Quade Cooper to miss Sydney 7s

Beth Newman Profile
by Beth Newman

Quade Cooper will not play in the HSBC Sydney Sevens but it's hoped it'll be short-term pain for long-term gain.

Cooper’s availability was always going to be in doubt once he was called up to play for Toulon against Stade Francais, leaving him just one training session to prepare for his Sevens debut.

With the risk of injury, coaches Scott Bowen and Andy Friend opted to make Cooper wait for his debut but on Wednesday emphasised the importance of Cooper building a relationship with the players.

Australia could do with a dose of the enigmatic Cooper and his draw card ability is clear, with his first training session drawing the biggest Sevens media crowd of the year.

While that marketing value would be of benefit for the Sydney 7s, the risk of throwing an inexperienced player into the game was ultimately deemed too much.

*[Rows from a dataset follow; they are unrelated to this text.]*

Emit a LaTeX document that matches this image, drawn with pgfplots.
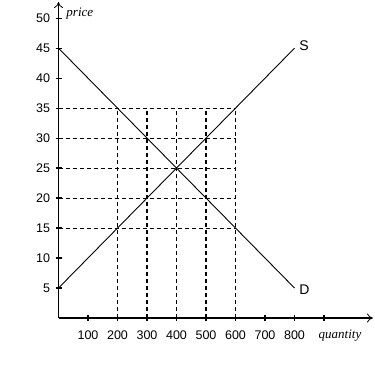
\documentclass[border=0pt]{standalone}
\usepackage{pgfplots}
\pgfplotsset{compat=1.18}
\usetikzlibrary{arrows.meta}
\usepackage{fontspec}
\setmainfont{Liberation Sans}
\newfontfamily\lab{Liberation Serif}
\begin{document}
\begin{tikzpicture}[x=1pt,y=1pt]
\path[use as bounding box] (0,0) rectangle (375,375);
\begin{axis}[
  at={(58.5pt,57pt)}, anchor=origin,
  scale only axis, width=314.5pt, height=316pt,
  xmin=0, xmax=1066, ymin=0, ymax=52.7,
  axis lines=left,
  axis line style={line width=1.2pt},
  x axis line style={-{To[length=6pt,width=9pt,line width=0.8pt]}},
  y axis line style={-{To[length=6pt,width=9pt,line width=0.8pt]}},
  xtick={100,200,300,400,500,600,700,800,900},
  xticklabels={100,200,300,400,500,600,700,800,},
  ytick={5,10,15,20,25,30,35,40,45,50},
  tick align=center, major tick length=6pt,
  tick style={line width=1.2pt, black},
  /pgf/number format/assume math mode=true,
  ticklabel style={font=\fontsize{12.5}{13}\selectfont},
  xticklabel style={yshift=-6pt},
  yticklabel style={xshift=-2pt},
  clip=false,
]
\addplot[black, line width=0.9pt] coordinates {(0,5) (800,45)} node[anchor=west, font=\fontsize{14}{15}\selectfont, xshift=1pt, yshift=2pt] {S};
\addplot[black, line width=0.9pt] coordinates {(0,45) (800,5)} node[anchor=west, font=\fontsize{14}{15}\selectfont, xshift=1pt, yshift=-2pt] {D};
\addplot[black, line width=1pt, dash pattern=on 4pt off 3pt] coordinates {(0,15) (600,15)};
\addplot[black, line width=1pt, dash pattern=on 4pt off 3pt] coordinates {(0,20) (600,20)};
\addplot[black, line width=1pt, dash pattern=on 4pt off 3pt] coordinates {(0,25) (600,25)};
\addplot[black, line width=1pt, dash pattern=on 4pt off 3pt] coordinates {(0,30) (600,30)};
\addplot[black, line width=1pt, dash pattern=on 4pt off 3pt] coordinates {(0,35) (600,35)};
\addplot[black, line width=1.1pt, dash pattern=on 4pt off 3pt] coordinates {(200,0) (200,35)};
\addplot[black, line width=1.1pt, dash pattern=on 4pt off 3pt] coordinates {(300,0) (300,35)};
\addplot[black, line width=1.1pt, dash pattern=on 4pt off 3pt] coordinates {(400,0) (400,35)};
\addplot[black, line width=1.1pt, dash pattern=on 4pt off 3pt] coordinates {(500,0) (500,35)};
\addplot[black, line width=1.1pt, dash pattern=on 4pt off 3pt] coordinates {(600,0) (600,35)};
\node[anchor=west, font=\lab\itshape\fontsize{13}{14}\selectfont] at (axis cs:15,50.8) {price};
\node[anchor=west, font=\lab\itshape\fontsize{13}{14}\selectfont] at (axis cs:870,-3) {quantity};
\end{axis}
\end{tikzpicture}
\end{document}
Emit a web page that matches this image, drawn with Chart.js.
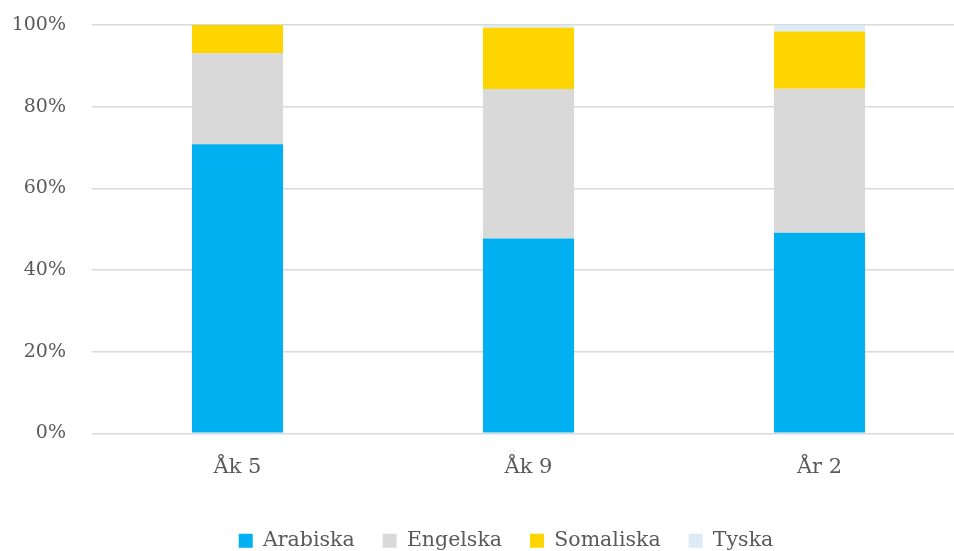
<!DOCTYPE html>
<html>
<head>
<meta charset="utf-8">
<script src="https://cdn.jsdelivr.net/npm/chart.js@4"></script>
<style>
  html, body { margin: 0; padding: 0; background: #fff; overflow: hidden; }
  #wrap { width: 1012px; height: 551px; position: relative; }
</style>
</head>
<body>
<div id="wrap"><canvas id="c"></canvas></div>
<script>
const categories = ['Åk 5', 'Åk 9', 'År 2'];
const arabiska  = [70.8, 47.7, 49.1];
const engelska  = [22.3, 36.6, 35.3];
const somaliska = [6.9, 15.0, 14.0];
const tyska     = [0, 0.7, 1.6];
const yTicks    = [0, 20, 40, 60, 80, 100];

const textColor = '#595959';
const fontFam = "'DejaVu Serif', serif";

new Chart(document.getElementById('c'), {
  type: 'bar',
  data: {
    labels: categories,
    datasets: [
      { label: 'Arabiska',  data: arabiska,  backgroundColor: '#00B0F0' },
      { label: 'Engelska',  data: engelska,  backgroundColor: '#D9D9D9' },
      { label: 'Somaliska', data: somaliska, backgroundColor: '#FFD500' },
      { label: 'Tyska',     data: tyska,     backgroundColor: '#DDEBF7' }
    ]
  },
  options: {
    responsive: true,
    maintainAspectRatio: false,
    animation: false,
    layout: { padding: { top: 25, left: 0, right: 0, bottom: -10 } },
    datasets: { bar: { categoryPercentage: 1, barPercentage: 0.313, borderWidth: 0 } },
    plugins: {
      tooltip: { enabled: false },
      legend: {
        position: 'bottom',
        labels: {
          boxWidth: 14, boxHeight: 14, padding: 28,
          color: textColor,
          font: { family: fontFam, size: 20.5 }
        }
      }
    },
    scales: {
      x: {
        stacked: true,
        grid: { display: false, drawTicks: false },
        border: { display: false },
        ticks: { color: textColor, padding: 22, font: { family: fontFam, size: 21 } }
      },
      y: {
        stacked: true,
        min: 0, max: 100,
        afterFit: s => { s.width = 92; },
        afterBuildTicks: s => { s.ticks = yTicks.map(v => ({ value: v })); },
        grid: { color: '#D9D9D9', lineWidth: 1.4, drawTicks: true, tickLength: 26, tickColor: 'rgba(0,0,0,0)' },
        border: { display: false },
        ticks: { color: textColor, padding: 0, font: { family: fontFam, size: 19 },
                 callback: v => v + '%' }
      },
      yr: {
        position: 'right',
        display: true,
        afterFit: s => { s.width = 47; },
        grid: { display: false, drawTicks: false },
        border: { display: false },
        ticks: { display: false, padding: 0 }
      }
    }
  }
});
</script>
</body>
</html>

More than that, though, Cooper’s limited preparation and potential inclusion would have displaced an incumbent. 

Australia’s Sevens players have voiced their determination to make competition tough for any Olympics latecomers and Cooper’s late arrival was the first test of this.

Cooper was adamant on Wednesday that his non-inclusion wouldn't spell awaited round trip for the 27-year-old.

New Sevens coach Friend said on Wednesday that Cooper would have to earn his spot.

“Quade’s got to earn the right too,” he said.

“Just because it’s Quade Cooper doesn’t mean he gets a walk in start.

“He’s got to come in and add value to the team, I think that’s important.

“There is no doubt in my mind that he will be a tremendous addition to the squad as we build towards Rio.

"Due to circumstances which were beyond Quade’s control, and our control, he just couldn’t get enough work in this week with the team."

That he will have to prove himself has been made obvious with Thursday’s team announcement, but it is likely that negotiations for a Las Vegas debut will be in the works.

While Friend has only just joined the Sevens fold himself, the new mentor is on a long-term contract and has a focus on avoiding a quick fix in favour of building towards the bigger picture.